Nigerian manufacturers to shift 4% import levy costs to consumers, warn of higher inflation

The Manufacturers Association of Nigeria (MAN) has warned that Nigerians may soon face higher prices for goods following the Federal Government’s decision to reintroduce a 4% Free-on-Board (FOB) charge on imports.
The group in a statement signed by its Director General, Segun Ajayi-Kadir, said the policy, which took effect August 4, 2025, will worsen the operating environment for manufacturers, raise production costs, and fuel inflation.
“In fact, costs associated with the 4% FOB charge will generally increase the import cost of raw materials not available locally above the N6.6 trillion recorded in 2024.
“Clearly the cost will be passed on to consumers and this will fuel inflation, which already stands at 21.88% as at July 2025, and undermine the prevailing struggle with high inflation,” MAN stated.
Inflationary pressure looms
MAN cautioned that the additional costs will inevitably be passed on to consumers, fueling inflation at a time when the rate already stands at 21.88% as of July 2025.
“Clearly, this will exacerbate the prevailing struggle with high inflation,” the association warned.
- It noted that manufacturers are already grappling with tough macroeconomic conditions, including exchange rates above N1,540/$, alternative energy costs of over N1.1 trillion, and interest rates averaging above 35%.
- The group also flagged concerns over Nigeria’s regional competitiveness. It pointed out that peer economies such as Ghana, Côte d’Ivoire, and Senegal maintain inspection or collection fees in the range of 0.5%–1% FOB, with higher levies restricted to luxury imports.
- A uniform 4% levy in Nigeria, MAN argued, risks encouraging cargo diversion to neighboring ports, promoting informal cross-border sourcing, and incentivizing under-declaration of imports.
Customs platform failures worsen situation
Beyond the levy, MAN criticized persistent glitches on the Nigeria Customs Service (NCS) B’Odogwu platform, which have stalled cargo clearance, increased demurrage for importers, and led to factory stock-outs.
The association lamented that the NCS did not adequately engage stakeholders before introducing the new charge, causing further uncertainty in the sector.
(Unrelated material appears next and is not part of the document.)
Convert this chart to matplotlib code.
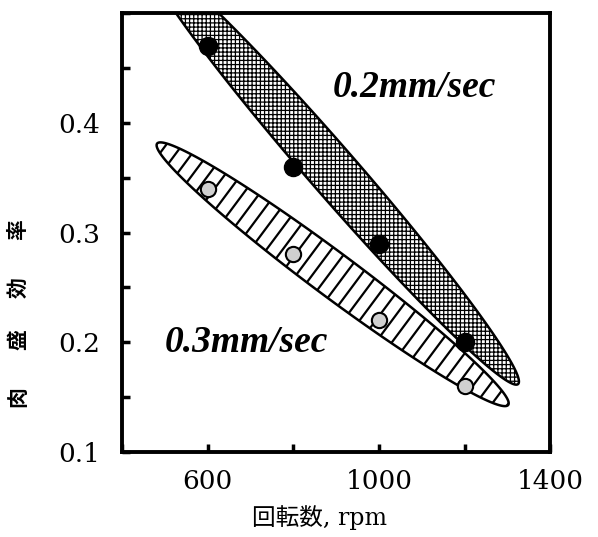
import numpy as np
import matplotlib.pyplot as plt
from matplotlib.patches import Polygon
from matplotlib.ticker import MultipleLocator, FixedLocator

# data
rpm = [600, 800, 1000, 1200]
eff_02 = [0.47, 0.36, 0.29, 0.20]   # 0.2 mm/sec (black dots)
eff_03 = [0.34, 0.28, 0.22, 0.16]   # 0.3 mm/sec (grey dots)

x_ticks = [600, 1000, 1400]
y_ticks = [0.1, 0.2, 0.3, 0.4]
y_label_chars = ['肉', '盛', '効', '率']

# ends of the two shaded bands, data units
band_02 = [(460, 0.55), (1325, 0.162)]
band_03 = [(482, 0.381), (1302, 0.143)]

plt.rcParams['hatch.linewidth'] = 0.9

fig = plt.figure(figsize=(5.98, 5.37), dpi=100)
ax = fig.add_axes([0.204, 0.158, 0.716, 0.818])
ax.set_xlim(400, 1400)
ax.set_ylim(0.1, 0.5)


def band(ends, half_w, n=300):
    """Ellipse between two end points, built in pixel space."""
    p = ax.transData.transform(ends)
    c = p.mean(axis=0)
    d = p[1] - p[0]
    a = np.hypot(*d) / 2
    u = d / np.hypot(*d)
    v = np.array([-u[1], u[0]])
    t = np.linspace(0, 2 * np.pi, n)
    pts = c + np.outer(a * np.cos(t), u) + np.outer(half_w * np.sin(t), v)
    return ax.transData.inverted().transform(pts), (c, u, v, a)


# striped band (0.3 mm/sec)
pts3, (c, u, v, a) = band(band_03, 22)
ell3 = Polygon(pts3, closed=True, facecolor='white', edgecolor='black',
               linewidth=1.8, zorder=1)
ax.add_patch(ell3)
for s in np.arange(-a + 8, a, 13):
    seg = np.array([c + s * u - 30 * v, c + s * u + 30 * v])
    seg = ax.transData.inverted().transform(seg)
    ln, = ax.plot(seg[:, 0], seg[:, 1], color='black', lw=1.6, zorder=1.5)
    ln.set_clip_path(ell3)

# cross-hatched band (0.2 mm/sec)
pts2, _ = band(band_02, 24)
ell2 = Polygon(pts2, closed=True, facecolor='white', edgecolor='black',
               linewidth=1.8, hatch='++++', zorder=2)
ax.add_patch(ell2)

ax.plot(rpm, eff_02, 'o', ms=13, color='black', zorder=4)
ax.plot(rpm, eff_03, 'o', ms=11, mfc='#d0d0d0', mec='black', mew=1.5, zorder=4)

ax.text(893, 0.432, '0.2mm/sec', fontsize=27, family='Liberation Serif',
        weight='bold', style='italic', va='center', ha='left')
ax.text(500, 0.2, '0.3mm/sec', fontsize=27, family='Liberation Serif',
        weight='bold', style='italic', va='center', ha='left')

ax.xaxis.set_major_locator(FixedLocator(x_ticks))
ax.xaxis.set_minor_locator(MultipleLocator(200))
ax.yaxis.set_major_locator(FixedLocator(y_ticks))
ax.yaxis.set_minor_locator(MultipleLocator(0.05))
ax.set_xticklabels([str(t) for t in x_ticks], family='DejaVu Serif', fontsize=19)
ax.set_yticklabels([f'{t:.1f}' for t in y_ticks], family='DejaVu Serif', fontsize=19)
ax.tick_params(which='both', direction='in', length=6, width=2.5,
               top=False, right=False)
ax.tick_params(axis='y', pad=16)
ax.tick_params(axis='x', pad=12)
for sp in ax.spines.values():
    sp.set_linewidth(2.8)

fig.text(320 / 598, 1 - 518 / 537, '回転数, rpm', fontsize=17,
         family=['DejaVu Serif', 'Noto Sans CJK JP'], ha='center', va='center')
for ch, ypx in zip(y_label_chars, [397, 340, 288, 230]):
    fig.text(18 / 598, 1 - ypx / 537, ch, fontsize=15, rotation=90,
             family='Noto Sans CJK JP', weight='bold', ha='center', va='center')

fig.savefig('out.png', dpi=100)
- The association urged the Federal Government and the NCS to suspend the 4% FOB charge until December 31, 2025, to allow for a full impact assessment and stakeholder consultations.
- In the interim, it recommended retaining the current 1% CISS + 7% collection fee structure, which it says balances revenue needs with industrial competitiveness.
“The Nigerian manufacturing sector is struggling and shrinking. Introducing an additional blanket levy at this time is not only anti-industry but also runs contrary to government’s industrialization and diversification agenda,” it said.
Backstory
The Comptroller-General of Customs (CGC), Adewale Adeniyi, had recently announced that the Nigeria Customs Service will replace multiple import-related levies with the single 4% FOB charge under a new revenue structure.
According to CGC Adeniyi, the unified 4% FOB charge will eliminate the existing Comprehensive Import Supervision Scheme (CISS) and the 7% cost of collection levied on importers.
He explained that once the new policy takes effect, importers will only pay the 4% charge upfront, and no additional levies will be applied.